Directions for this task – Below is a listing to write out in full, exactly as given, without its pictures.

— start of Data —

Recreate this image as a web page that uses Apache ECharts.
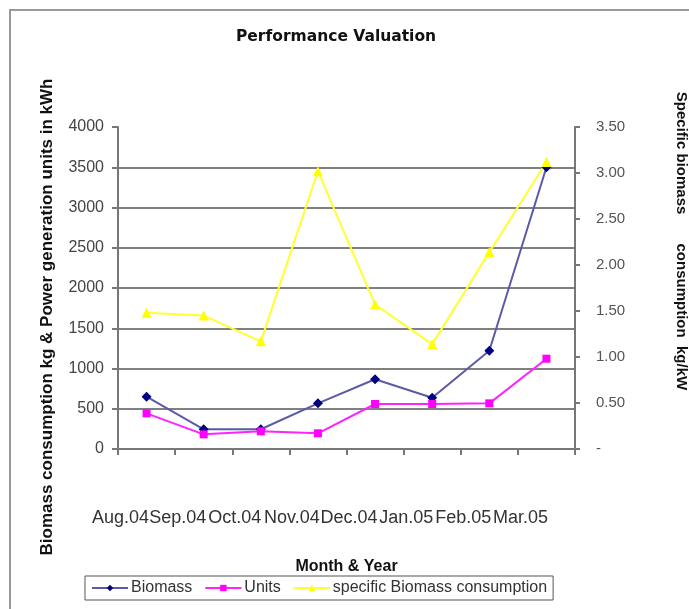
<!DOCTYPE html>
<html>
<head>
<meta charset="utf-8">
<script src="https://cdn.jsdelivr.net/npm/echarts@6/dist/echarts.min.js"></script>
<style>
  html, body { margin: 0; padding: 0; background: #fff; }
  #chart { width: 689px; height: 609px; }
</style>
</head>
<body>
<div id="chart"></div>
<script>
const months = ["Aug.04", "Sep.04", "Oct.04", "Nov.04", "Dec.04", "Jan.05", "Feb.05", "Mar.05"];
const biomass = [650, 245, 245, 567, 866, 637, 1221, 3500];
const units = [443, 182, 220, 195, 559, 559, 567, 1122];
const specificConsumption = [1.48, 1.45, 1.17, 3.02, 1.57, 1.14, 2.14, 3.12];

const font = "'Liberation Sans', Arial, sans-serif";
// split line at the top (4000) is not drawn in the original
const gridColors = ["#808080", "#808080", "#808080", "#808080", "#808080", "#808080", "#808080", "#808080", "transparent"];

const chart = echarts.init(document.getElementById("chart"));
chart.setOption({
  animation: false,
  backgroundColor: "#fff",
  textStyle: { fontFamily: font },
  title: {
    text: "Performance Valuation",
    left: 231,
    top: 24,
    textStyle: { fontFamily: "'DejaVu Sans', sans-serif", fontSize: 15.5, fontWeight: "bold", color: "#111" },
  },
  graphic: [
    {
      type: "rect",
      silent: true,
      shape: { x: 10, y: 10, width: 700, height: 620 },
      style: { fill: null, stroke: "#9a9a9a", lineWidth: 2 },
    },
    {
      type: "text",
      x: 47,
      y: 317,
      rotation: Math.PI / 2,
      style: {
        text: "Biomass consumption kg & Power generation units in kWh",
        font: "bold 17px " + font,
        fill: "#111",
        align: "center",
        verticalAlign: "middle",
      },
    },
    {
      type: "text",
      x: 681,
      y: 241,
      rotation: -Math.PI / 2,
      style: {
        text: "Specific biomass       consumption  kg/kW",
        font: "bold 15px " + font,
        fill: "#111",
        align: "center",
        verticalAlign: "middle",
      },
    },
  ],
  legend: {
    left: 85,
    top: 576,
    padding: [4, 6, 4, 6],
    itemGap: 12,
    itemWidth: 36,
    itemHeight: 8,
    borderColor: "#555",
    borderWidth: 1,
    selectedMode: false,
    textStyle: { fontFamily: font, fontSize: 16, color: "#333", padding: [0, 0, 0, -2] },
    data: ["Biomass", "Units", "specific Biomass consumption"],
  },
  grid: {
    left: 118,
    right: 114,
    top: 127,
    bottom: 160,
  },
  xAxis: {
    type: "category",
    data: months,
    boundaryGap: true,
    name: "Month & Year",
    nameLocation: "middle",
    nameGap: 110,
    nameTextStyle: { fontFamily: font, fontSize: 16, fontWeight: "bold", color: "#111" },
    axisLine: { lineStyle: { color: "#777", width: 2 } },
    axisTick: { show: true, length: 6, lineStyle: { color: "#777", width: 2 } },
    axisLabel: {
      interval: 0,
      hideOverlap: false,
      margin: 60,
      align: "center",
      padding: [0, 52, 0, 0],
      fontSize: 18,
      color: "#333",
    },
  },
  yAxis: [
    {
      type: "value",
      min: 0,
      max: 4000,
      interval: 500,
      axisLine: { show: true, lineStyle: { color: "#777", width: 2 } },
      axisTick: { show: true, length: 6, lineStyle: { color: "#777", width: 2 } },
      axisLabel: { margin: 14, fontSize: 16, color: "#444", formatter: (v) => String(v) },
      splitLine: { lineStyle: { color: gridColors, width: 2 } },
    },
    {
      type: "value",
      position: "right",
      min: 0,
      max: 3.5,
      interval: 0.5,
      axisLine: { show: true, lineStyle: { color: "#777", width: 2 } },
      axisTick: { show: true, length: 5, lineStyle: { color: "#777", width: 2 } },
      axisLabel: {
        margin: 21,
        fontSize: 15,
        color: "#555",
        formatter: (v) => (v === 0 ? "-" : v.toFixed(2)),
      },
      splitLine: { show: false },
    },
  ],
  series: [
    {
      name: "Biomass",
      type: "line",
      data: biomass,
      symbol: "diamond",
      symbolSize: 10,
      itemStyle: { color: "#000080" },
      lineStyle: { width: 2, color: "#5a5aa8" },
    },
    {
      name: "Units",
      type: "line",
      data: units,
      symbol: "rect",
      symbolSize: 8,
      itemStyle: { color: "#ff00ff" },
      lineStyle: { width: 2, color: "#ff22ff" },
    },
    {
      name: "specific Biomass consumption",
      type: "line",
      yAxisIndex: 1,
      data: specificConsumption,
      symbol: "triangle",
      symbolSize: 10,
      itemStyle: { color: "#ffff00" },
      lineStyle: { width: 2, color: "#ffff33" },
    },
  ],
});
</script>
</body>
</html>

— end of Data —

Result for this task –
Recreate this image as a web page that uses Apache ECharts.
<!DOCTYPE html>
<html>
<head>
<meta charset="utf-8">
<script src="https://cdn.jsdelivr.net/npm/echarts@6/dist/echarts.min.js"></script>
<style>
  html, body { margin: 0; padding: 0; background: #fff; }
  #chart { width: 689px; height: 609px; }
</style>
</head>
<body>
<div id="chart"></div>
<script>
const months = ["Aug.04", "Sep.04", "Oct.04", "Nov.04", "Dec.04", "Jan.05", "Feb.05", "Mar.05"];
const biomass = [650, 245, 245, 567, 866, 637, 1221, 3500];
const units = [443, 182, 220, 195, 559, 559, 567, 1122];
const specificConsumption = [1.48, 1.45, 1.17, 3.02, 1.57, 1.14, 2.14, 3.12];

const font = "'Liberation Sans', Arial, sans-serif";
// split line at the top (4000) is not drawn in the original
const gridColors = ["#808080", "#808080", "#808080", "#808080", "#808080", "#808080", "#808080", "#808080", "transparent"];

const chart = echarts.init(document.getElementById("chart"));
chart.setOption({
  animation: false,
  backgroundColor: "#fff",
  textStyle: { fontFamily: font },
  title: {
    text: "Performance Valuation",
    left: 231,
    top: 24,
    textStyle: { fontFamily: "'DejaVu Sans', sans-serif", fontSize: 15.5, fontWeight: "bold", color: "#111" },
  },
  graphic: [
    {
      type: "rect",
      silent: true,
      shape: { x: 10, y: 10, width: 700, height: 620 },
      style: { fill: null, stroke: "#9a9a9a", lineWidth: 2 },
    },
    {
      type: "text",
      x: 47,
      y: 317,
      rotation: Math.PI / 2,
      style: {
        text: "Biomass consumption kg & Power generation units in kWh",
        font: "bold 17px " + font,
        fill: "#111",
        align: "center",
        verticalAlign: "middle",
      },
    },
    {
      type: "text",
      x: 681,
      y: 241,
      rotation: -Math.PI / 2,
      style: {
        text: "Specific biomass       consumption  kg/kW",
        font: "bold 15px " + font,
        fill: "#111",
        align: "center",
        verticalAlign: "middle",
      },
    },
  ],
  legend: {
    left: 85,
    top: 576,
    padding: [4, 6, 4, 6],
    itemGap: 12,
    itemWidth: 36,
    itemHeight: 8,
    borderColor: "#555",
    borderWidth: 1,
    selectedMode: false,
    textStyle: { fontFamily: font, fontSize: 16, color: "#333", padding: [0, 0, 0, -2] },
    data: ["Biomass", "Units", "specific Biomass consumption"],
  },
  grid: {
    left: 118,
    right: 114,
    top: 127,
    bottom: 160,
  },
  xAxis: {
    type: "category",
    data: months,
    boundaryGap: true,
    name: "Month & Year",
    nameLocation: "middle",
    nameGap: 110,
    nameTextStyle: { fontFamily: font, fontSize: 16, fontWeight: "bold", color: "#111" },
    axisLine: { lineStyle: { color: "#777", width: 2 } },
    axisTick: { show: true, length: 6, lineStyle: { color: "#777", width: 2 } },
    axisLabel: {
      interval: 0,
      hideOverlap: false,
      margin: 60,
      align: "center",
      padding: [0, 52, 0, 0],
      fontSize: 18,
      color: "#333",
    },
  },
  yAxis: [
    {
      type: "value",
      min: 0,
      max: 4000,
      interval: 500,
      axisLine: { show: true, lineStyle: { color: "#777", width: 2 } },
      axisTick: { show: true, length: 6, lineStyle: { color: "#777", width: 2 } },
      axisLabel: { margin: 14, fontSize: 16, color: "#444", formatter: (v) => String(v) },
      splitLine: { lineStyle: { color: gridColors, width: 2 } },
    },
    {
      type: "value",
      position: "right",
      min: 0,
      max: 3.5,
      interval: 0.5,
      axisLine: { show: true, lineStyle: { color: "#777", width: 2 } },
      axisTick: { show: true, length: 5, lineStyle: { color: "#777", width: 2 } },
      axisLabel: {
        margin: 21,
        fontSize: 15,
        color: "#555",
        formatter: (v) => (v === 0 ? "-" : v.toFixed(2)),
      },
      splitLine: { show: false },
    },
  ],
  series: [
    {
      name: "Biomass",
      type: "line",
      data: biomass,
      symbol: "diamond",
      symbolSize: 10,
      itemStyle: { color: "#000080" },
      lineStyle: { width: 2, color: "#5a5aa8" },
    },
    {
      name: "Units",
      type: "line",
      data: units,
      symbol: "rect",
      symbolSize: 8,
      itemStyle: { color: "#ff00ff" },
      lineStyle: { width: 2, color: "#ff22ff" },
    },
    {
      name: "specific Biomass consumption",
      type: "line",
      yAxisIndex: 1,
      data: specificConsumption,
      symbol: "triangle",
      symbolSize: 10,
      itemStyle: { color: "#ffff00" },
      lineStyle: { width: 2, color: "#ffff33" },
    },
  ],
});
</script>
</body>
</html>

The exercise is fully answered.